Home Health & Hospice Week

Fraud & Abuse:

HH Payment Error Rate Continues To Plummet

Hospice error rate falls, too.

Medicare has just handed home health agencies ammunition to support their fight against being labeled as fraudsters.

The improper payment rate for fee-for-service Medicare home health services in 2019 was 12.1 percent, says a newly released report from the Department of Health and Human Services. That’s down from a whopping 59 percent error rate Medicare’s Comprehensive Error Rate Testing contractor found for home health claims in 2015; 42 percent for 2016; 32 percent for 2017; and a much lower 17.6 percent for 2018.

The 12.1 percent rate equates to $2.3 billion in erroneous payments to home health agencies last year, CMS notes in the report.

Insufficient documentation was the leading reason for denials by far at 65.1 percent, with medical necessity trailing at 14.7 percent.

However: Even though the error rate fell signif­icantly, home health improper payments still accounted for 7.9 percent of Medicare’s overall erroneous Part A payments, behind only inpatient hospitals (8.8 percent), skilled nursing facilities inpatient (8.8 percent), and hospital outpatient (8.6 percent).

Hospices’ payment error rate also went down, to 9.7 percent compared to 11.7 percent for 2018. The 9.7 percent rate represents $1.8 billion in erroneous payments to hospices last year.

HHS breaks out the error rate for nonhos­pital-based hospices (8.9 percent compared to 11.0 percent in 2018) and hospital-based hospices (18.9 percent for 2019, down from 19.3 percent the year earlier).

Nonhospital-based hospices ranked fifth in the list of highest Part A improper payments at 5.1 percent, and hospital-based hospices ranked eighth at 1.0 percent.

Together, home health and hospices accounted for 14.7 percent of overall Medicare improper payments, according to the report.

States with the highest home health and hospice error rates in 2019 were Mississippi (22.4 percent combined) and Wisconsin (19.4 percent), HHS says.

In a statement released back in November, the Centers for Medicare & Medicaid Services cheered that the Medicare FFS improper payment rate overall “has fallen yet again, and is at its lowest level since FY 2010.”

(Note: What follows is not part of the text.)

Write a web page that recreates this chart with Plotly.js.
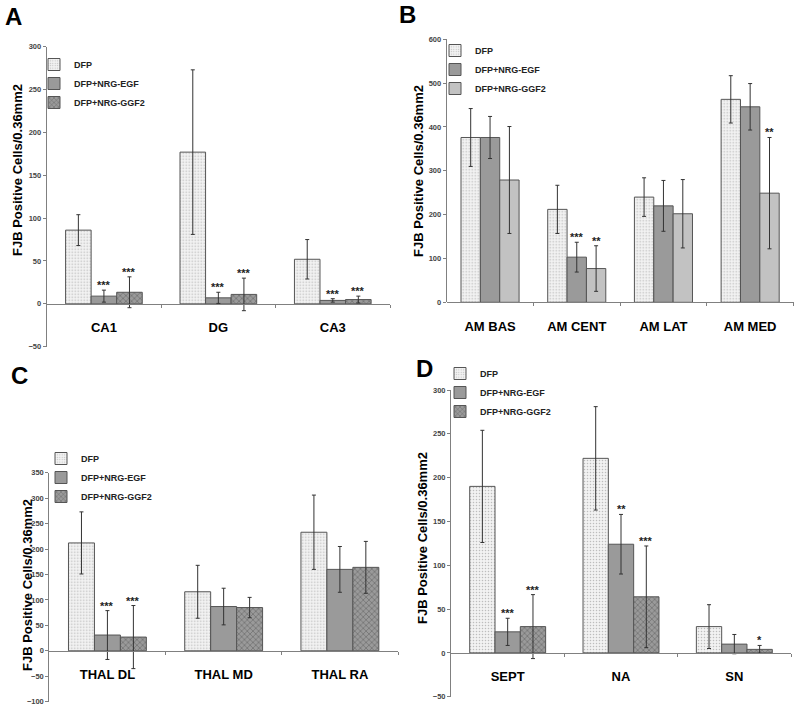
<!DOCTYPE html>
<html>
<head>
<meta charset="utf-8">
<script src="https://cdn.plot.ly/plotly-3.0.1.min.js"></script>
<style>
  body { margin: 0; background: #fff; }
  #chart { width: 800px; height: 708px; }
</style>
</head>
<body>
<div id="chart"></div>
<script>
//Series names
const seriesNames = ["DFP", "DFP+NRG-EGF", "DFP+NRG-GGF2"];
const yTitle = "FJB Positive Cells/0.36mm2";

//Panel A - hippocampus
const catsA = ["CA1", "DG", "CA3"];
const dfpA = [86, 177, 52];
const dfpErrA = [18, 96, 23];
const egfA = [9, 7, 4];
const egfErrA = [7, 6.5, 2];
const ggfA = [13.5, 11, 5];
const ggfErrA = [18, 19, 4];
const egfStarsA = ["***", "***", "***"];
const ggfStarsA = ["***", "***", "***"];

//Panel B - amygdala
const catsB = ["AM BAS", "AM CENT", "AM LAT", "AM MED"];
const dfpB = [376, 212, 240, 463];
const dfpErrB = [66, 55, 44, 54];
const egfB = [376, 103, 220, 446];
const egfErrB = [48, 34, 58, 53];
const ggfB = [279, 77, 202, 249];
const ggfErrB = [122, 52, 78, 127];
const egfStarsB = ["", "***", "", ""];
const ggfStarsB = ["", "**", "", "**"];

//Panel C - thalamus
const catsC = ["THAL DL", "THAL MD", "THAL RA"];
const dfpC = [212, 116, 233];
const dfpErrC = [61, 52, 73];
const egfC = [31, 87, 160];
const egfErrC = [48, 36, 45];
const ggfC = [27, 85, 164];
const ggfErrC = [62, 20, 51];
const egfStarsC = ["***", "", ""];
const ggfStarsC = ["***", "", ""];

//Panel D
const catsD = ["SEPT", "NA", "SN"];
const dfpD = [190, 222, 30];
const dfpErrD = [64, 59, 25];
const egfD = [24, 124, 10];
const egfErrD = [15.5, 34, 11];
const ggfD = [30, 64, 4];
const ggfErrD = [36.5, 58, 4.5];
const egfStarsD = ["***", "**", ""];
const ggfStarsD = ["***", "***", "*"];

const W = 800, H = 708;
const FONT = "Arial, 'Liberation Sans', sans-serif";
const BAR_GAP = 0.33;

function px(x) { return x / W; }
function py(y) { return 1 - y / H; }

//Panel boxes in pixels (left, right, top, bottom) and y ranges
const panels = [
    { key: "", letter: "A", cats: catsA, vals: [dfpA, egfA, ggfA], errs: [dfpErrA, egfErrA, ggfErrA],
      stars: [null, egfStarsA, ggfStarsA], range: [-50, 300], dtick: 50,
      box: [46.7, 390, 46.7, 346.7], ggfLight: false,
      letterPos: [13, 17], titlePos: [18, 170], legendPos: [34, 50] },
    { key: "2", letter: "B", cats: catsB, vals: [dfpB, egfB, ggfB], errs: [dfpErrB, egfErrB, ggfErrB],
      stars: [null, egfStarsB, ggfStarsB], range: [0, 600], dtick: 100,
      box: [446.7, 793.5, 39.3, 302.3], ggfLight: true,
      letterPos: [407, 15], titlePos: [418, 171], legendPos: [435, 36] },
    { key: "3", letter: "C", cats: catsC, vals: [dfpC, egfC, ggfC], errs: [dfpErrC, egfErrC, ggfErrC],
      stars: [null, egfStarsC, ggfStarsC], range: [-100, 350], dtick: 50,
      box: [49.3, 398, 472.7, 701.7], ggfLight: false,
      letterPos: [19, 375], titlePos: [27, 585], legendPos: [41, 444] },
    { key: "4", letter: "D", cats: catsD, vals: [dfpD, egfD, ggfD], errs: [dfpErrD, egfErrD, ggfErrD],
      stars: [null, egfStarsD, ggfStarsD], range: [-50, 300], dtick: 50,
      box: [451, 791, 390, 696.7], ggfLight: false,
      letterPos: [424, 368], titlePos: [422, 538], legendPos: [440, 359] }
];

function barStyle(k, light) {
    if (k === 0) {
        return { color: "#eeeeee", line: { color: "#555555", width: 1 },
                 pattern: { shape: ".", fgcolor: "#bdbdbd", bgcolor: "#f2f2f2", size: 3, solidity: 0.2 } };
    }
    if (k === 1) {
        return { color: "#9a9a9a", line: { color: "#555555", width: 1 } };
    }
    if (light) {
        return { color: "#c2c2c2", line: { color: "#555555", width: 1 } };
    }
    return { color: "#8e8e8e", line: { color: "#555555", width: 1 },
             pattern: { shape: "x", fgcolor: "#606060", bgcolor: "#9a9a9a", size: 4, solidity: 0.25 } };
}

const data = [];
const layout = {
    width: W, height: H,
    margin: { l: 0, r: 0, t: 0, b: 0 },
    paper_bgcolor: "#fff",
    plot_bgcolor: "rgba(0,0,0,0)",
    barmode: "group",
    bargap: BAR_GAP,
    bargroupgap: 0,
    font: { family: FONT, color: "#000" },
    annotations: []
};

panels.forEach(function(p) {
    const xName = "x" + p.key, yName = "y" + p.key;
    const legName = "legend" + p.key;
    const idx = p.cats.map(function(c, i) { return i; });
    const barW = (1 - BAR_GAP) / 3;

    for (let k = 0; k < 3; k++) {
        data.push({
            type: "bar",
            x: idx,
            y: p.vals[k],
            name: seriesNames[k],
            xaxis: xName, yaxis: yName,
            legend: legName,
            marker: barStyle(k, p.ggfLight),
            error_y: { type: "data", array: p.errs[k], visible: true, color: "#333", thickness: 1, width: 2 },
            hoverinfo: "y"
        });
        //significance stars
        if (p.stars[k]) {
            p.stars[k].forEach(function(s, i) {
                if (!s) return;
                layout.annotations.push({
                    xref: xName, yref: yName,
                    x: i + (k - 1) * barW,
                    y: p.vals[k][i] + p.errs[k][i],
                    text: s, showarrow: false,
                    xanchor: "center", yanchor: "bottom", yshift: -3,
                    font: { size: 11, family: FONT, color: "#222", weight: "bold" }
                });
            });
        }
    }

    const yDom = [py(p.box[3]), py(p.box[2])];
    const zeroPos = yDom[0] + (0 - p.range[0]) / (p.range[1] - p.range[0]) * (yDom[1] - yDom[0]);
    const boundaries = p.cats.map(function(c, i) { return i + 0.5; });

    layout["xaxis" + p.key] = {
        domain: [px(p.box[0]), px(p.box[1])],
        anchor: "free",
        position: zeroPos,
        range: [-0.5, p.cats.length - 0.5],
        tickmode: "array",
        tickvals: idx,
        ticktext: p.cats,
        ticks: "",
        ticklabelstandoff: 12,
        tickfont: { size: 13, family: FONT, color: "#000", weight: "bold" },
        showline: true, linecolor: "#808080", linewidth: 1,
        showgrid: false, zeroline: false,
        minor: { tickmode: "array", tickvals: boundaries, ticks: "outside", ticklen: 3, tickcolor: "#808080", showgrid: false },
        fixedrange: true
    };
    layout["yaxis" + p.key] = {
        domain: yDom,
        anchor: xName,
        range: p.range,
        dtick: p.dtick,
        tick0: 0,
        ticks: "outside", ticklen: 3, tickcolor: "#808080",
        tickfont: { size: 7.5, family: FONT, color: "#444", weight: "bold" },
        showline: true, linecolor: "#808080", linewidth: 1,
        showgrid: false, zeroline: false,
        fixedrange: true
    };
    layout[legName] = {
        x: px(p.legendPos[0]), y: py(p.legendPos[1]),
        xanchor: "left", yanchor: "top",
        bgcolor: "rgba(0,0,0,0)", borderwidth: 0,
        font: { size: 9, family: FONT, color: "#222", weight: "bold" },
        traceorder: "normal"
    };

    //panel letter
    layout.annotations.push({
        xref: "paper", yref: "paper", x: px(p.letterPos[0]), y: py(p.letterPos[1]),
        text: p.letter, showarrow: false, xanchor: "center", yanchor: "middle",
        font: { size: 24, family: FONT, color: "#000", weight: "bold" }
    });
    //y axis title
    layout.annotations.push({
        xref: "paper", yref: "paper", x: px(p.titlePos[0]), y: py(p.titlePos[1]),
        text: yTitle, showarrow: false, textangle: -90, xanchor: "center", yanchor: "middle",
        font: { size: 13, family: FONT, color: "#000", weight: "bold" }
    });
});

Plotly.newPlot("chart", data, layout, { displayModeBar: false, staticPlot: true });
</script>
</body>
</html>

The overall rate fell to 7.25 percent in 2019, from 8.12 percent in 2018, “the third consecutive year the Medicare FFS improper payment rate has been below the 10 percent threshold,” CMS touted. “Our aggressive program integrity measures lowered the estimated amount of Medicare FFS improper payments $7 billion from FY 2017-2019 to a total of $28.9 billion.”

CMS credited “home health claims corrective actions, including policy clarification and Targeted Probe and Educate for home health agencies,” resulting in “a significant $5.32 billion decrease in estimated improper payments from FY 2016 to FY 2019.”

Note: The 33-page report is at www.cms.gov/files/document/2019-medicare-fee-service-supplemental-improper-payment-data.pdf.